Latent Target Score Matching, with an application to Simulation-Based Inference
Joohwan Ko, Tomas Geffner
TL;DR
This work addresses high-variance diffusion-based score matching when latent variables are present by introducing Latent Target Score Matching (LTSM), which leverages the latent-target identity $\nabla_{\theta_t} \log p_t(\theta_t) = \frac{1}{\alpha(t)} \mathbb{E}_{\theta_0,z|\theta_t}[\nabla_{\theta_0} \log p(\theta_0,z)]$ to provide low-variance supervision of the marginal score. It extends Target Score Matching to latent-variable settings and couples LTSM with a diffusion-time dependent DSM mixture, enabling robust performance across noise scales. The authors derive a variance-minimizing optimal mixture weight $w_t^*$ and also train a learned schedule to approximate it, forming a MIX objective $y_{MIX} = w_t y_{DSM} + (1-w_t) y_{LTSM}$. Across simulation-based inference tasks with gray-box simulators, MIX consistently improves score accuracy and posterior quality, particularly under limited simulator budgets, demonstrating improved sample efficiency for diffusion-based SBI.
Abstract
Denoising score matching (DSM) for training diffusion models may suffer from high variance at low noise levels.

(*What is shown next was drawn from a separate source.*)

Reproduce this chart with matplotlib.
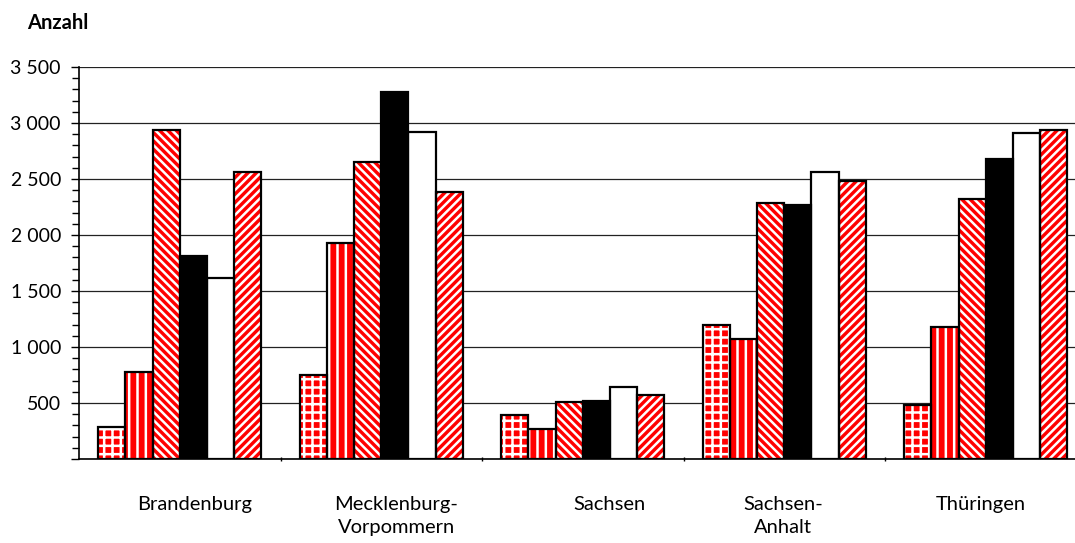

Target Score Matching (TSM) mitigates this when clean data scores are available, providing a low-variance objective. In many applications clean scores are inaccessible due to the presence of latent variables, leaving only joint signals exposed. We propose Latent Target Score Matching (LTSM), an extension of TSM to leverage joint scores for low-variance supervision of the marginal score. While LTSM is effective at low noise levels, a mixture with DSM ensures robustness across noise scales. Across simulation-based inference tasks, LTSM consistently improves variance, score accuracy, and sample quality.